Being subject to these aspects, currencies can generally therefore rise to reserve currency status by their country’s origin enhancing their financial markets. The American debt crisis has led to predictions that the currency will loose its reserve currency status to other upcoming currencies such as the Chinese Yuan or the Euro as Komijani & Tavakolian (2011) aver. This they support with studies done which indicate significant shares of the Euro in foreign reserves in the rising economies in East Asia such as Japan and China which incidentally have the highest international reserves globally.
This has been compounded by the recent global recession (2007-2011) leading many financial experts to acknowledge that the American dollar will soon loose its position as the major reserve currency. The euro especially has been predicted to take over from the American dollar what with the rising liquidity, maturity and breadth of euro financial markets in addition to the European Union and the Eurozone holding large reserve currencies (Galati & Wooldridge, 2009).
Even though the dollar is used by many countries as the reserve currency, many past, present and potential changes have taken place undermining the dollar’s reserve currency status. Therefore, I believe the dollar will lose its reserve currency status due to various reasons. Since reserve currencies impact global economies profoundly, the dollar’s loss of value in financial markets as well as the negative effects experienced by developing countries’ economies has and will lead the dollar to lose its status as the reserve currency. Additionally, the United Nations fearing that the dollar would lead to global financial instability advised countries to minimize their use of the dollar as their reserve currency. Decisions to be made by various countries especially by the developing countries are likely to see the dollar being abandoned as the reserve currency of choice (Charbonneau, 2010).
The global financial crisis in addition to the American debt crisis and rising trade deficits dealt a deadly blow to the American dollar’s reserve currency status. Developing countries for one will have to re-evaluate their choice of the dollar being the reserve currency of choice due to the far-reaching negative effects brought by the decrease in value of the dollar. The rise of many other countries having more foreign reserves in Euros such as Japan among others also spells doom for the dollar as the reserve currency. This is supported by rise of new favorable and lucrative economies especially China, which has embraced new technologies hence no more monopolies by American corporations making it possible for their currencies to be adopted as reserve currencies. Additionally, the Euro and the Chinese Yuan are predicted to soon replace the dollar as the reserve currency what with China working hard to internationalize its currency.

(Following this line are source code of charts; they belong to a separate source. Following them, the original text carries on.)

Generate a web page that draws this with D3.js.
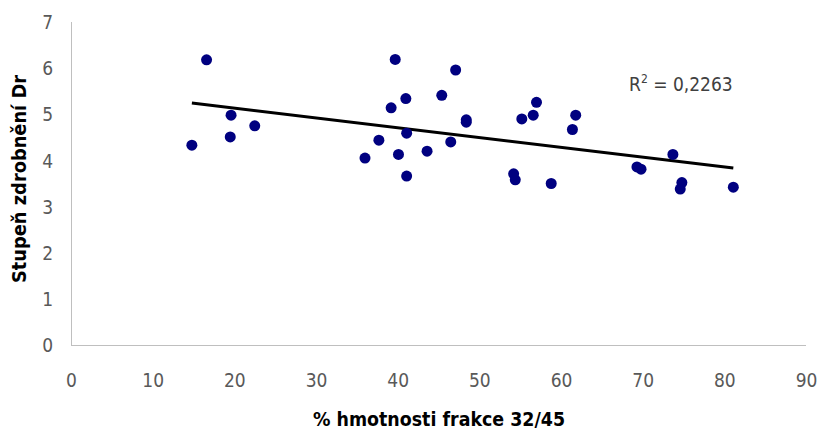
<!DOCTYPE html>
<html>
<head>
<meta charset="utf-8">
<script src="https://cdn.jsdelivr.net/npm/d3@7"></script>
<style>
  html, body { margin: 0; padding: 0; background: #fff; }
  svg { display: block; }
</style>
</head>
<body>
<svg id="chart" width="819" height="430"></svg>
<script>
// % hmotnosti frakce 32/45 (x) vs. stupeň zdrobnění Dr (y)
const fraction = [14.8, 16.6, 19.6, 19.5, 22.5, 39.7, 47.1, 41.0, 39.2, 45.4,
                  48.4, 48.4, 37.7, 41.1, 36.0, 40.1, 43.6, 46.5, 41.1, 55.2,
                  56.6, 57.0, 61.8, 61.4, 54.2, 54.4, 58.8, 73.7, 69.3, 69.8,
                  74.8, 74.6, 81.1];
const degree   = [4.33, 6.18, 4.98, 4.51, 4.75, 6.19, 5.96, 5.34, 5.14, 5.41,
                  4.88, 4.83, 4.44, 4.59, 4.05, 4.13, 4.20, 4.40, 3.66, 4.90,
                  4.98, 5.26, 4.98, 4.67, 3.71, 3.58, 3.50, 4.13, 3.86, 3.81,
                  3.52, 3.38, 3.42];
const xTicks = [0, 10, 20, 30, 40, 50, 60, 70, 80, 90];
const yTicks = [0, 1, 2, 3, 4, 5, 6, 7];
const rSquaredLabel = "0,2263";

const svg = d3.select("#chart");
const font = "'Liberation Sans Narrow', 'DejaVu Sans Condensed', sans-serif";

const x = d3.scaleLinear().domain([0, 90]).range([71, 806]);
const y = d3.scaleLinear().domain([0, 7]).range([345, 22]);

// axis lines
svg.append("line").attr("x1", x(0)).attr("x2", x(0)).attr("y1", y(7)).attr("y2", y(0))
  .attr("stroke", "#bfbfbf").attr("stroke-width", 1).attr("shape-rendering", "crispEdges");
svg.append("line").attr("x1", x(0)).attr("x2", x(90)).attr("y1", y(0)).attr("y2", y(0))
  .attr("stroke", "#bfbfbf").attr("stroke-width", 1).attr("shape-rendering", "crispEdges");

// tick labels
const xAxis = d3.axisBottom(x).tickValues(xTicks).tickSize(0).tickPadding(0).tickFormat(d3.format("d"));
const gx = svg.append("g").attr("transform", `translate(0,${y(0) + 42})`).call(xAxis);
gx.select(".domain").remove();
gx.selectAll("text").attr("dy", null).attr("y", 0)
  .attr("font-family", font).attr("font-size", 19).attr("fill", "#595959");

const yAxis = d3.axisLeft(y).tickValues(yTicks).tickSize(0).tickPadding(0).tickFormat(d3.format("d"));
const gy = svg.append("g").attr("transform", `translate(53,0)`).call(yAxis);
gy.select(".domain").remove();
gy.selectAll("text").attr("dy", "0.35em")
  .attr("font-family", font).attr("font-size", 19).attr("fill", "#595959");

// linear trend line (least squares)
const n = fraction.length;
const mx = d3.mean(fraction), my = d3.mean(degree);
let sxy = 0, sxx = 0;
for (let i = 0; i < n; i++) {
  sxy += (fraction[i] - mx) * (degree[i] - my);
  sxx += (fraction[i] - mx) ** 2;
}
const slope = sxy / sxx, intercept = my - slope * mx;
const [xmin, xmax] = d3.extent(fraction);
svg.append("line")
  .attr("x1", x(xmin)).attr("y1", y(intercept + slope * xmin))
  .attr("x2", x(xmax)).attr("y2", y(intercept + slope * xmax))
  .attr("stroke", "#000").attr("stroke-width", 3);

// points
svg.append("g").selectAll("circle").data(d3.range(n)).join("circle")
  .attr("cx", i => x(fraction[i])).attr("cy", i => y(degree[i]))
  .attr("r", 5.5).attr("fill", "#000080");

// R² label
const rl = svg.append("text").attr("x", 629).attr("y", 91)
  .attr("font-family", font).attr("font-size", 19).attr("fill", "#404040");
rl.append("tspan").text("R");
rl.append("tspan").attr("dy", -8).attr("font-size", 12).text("2");
rl.append("tspan").attr("dy", 8).text(" = " + rSquaredLabel);

// axis titles
svg.append("text").attr("x", 439).attr("y", 426).attr("text-anchor", "middle")
  .attr("font-family", font).attr("font-weight", "bold").attr("font-size", 20)
  .attr("fill", "#000")
  .attr("textLength", 252).attr("lengthAdjust", "spacingAndGlyphs")
  .text("% hmotnosti frakce 32/45");

svg.append("text").attr("transform", "translate(26,179) rotate(-90)").attr("text-anchor", "middle")
  .attr("font-family", font).attr("font-weight", "bold").attr("font-size", 20)
  .attr("fill", "#000")
  .attr("textLength", 208).attr("lengthAdjust", "spacingAndGlyphs")
  .text("Stupeň zdrobnění Dr");
</script>
</body>
</html>
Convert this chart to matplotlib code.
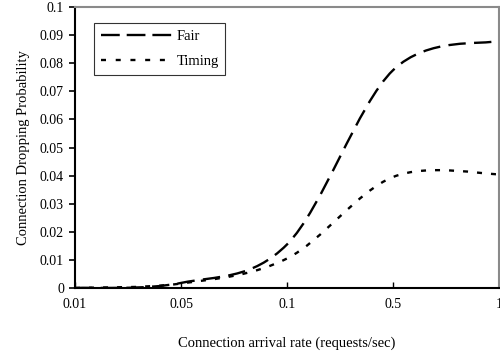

The lack of support from the United Nations is another indicator that the dollar is about to loose its status. Even though the dollar is not going to lose its global reserve currency status overnight, the above reasons highlight its numbered days in its global reserve currency status. However, the dollar may stay a little longer due to various reasons, one being that the other global currencies near the dollar status, that is, the Chinese Yuan and the Euro have still to undergo some changes. The Euro suffered a setback due to the adverse economic conditions in Europe but ultimately the dollar will lose its reserve status soon unless the American financial markets stabilize.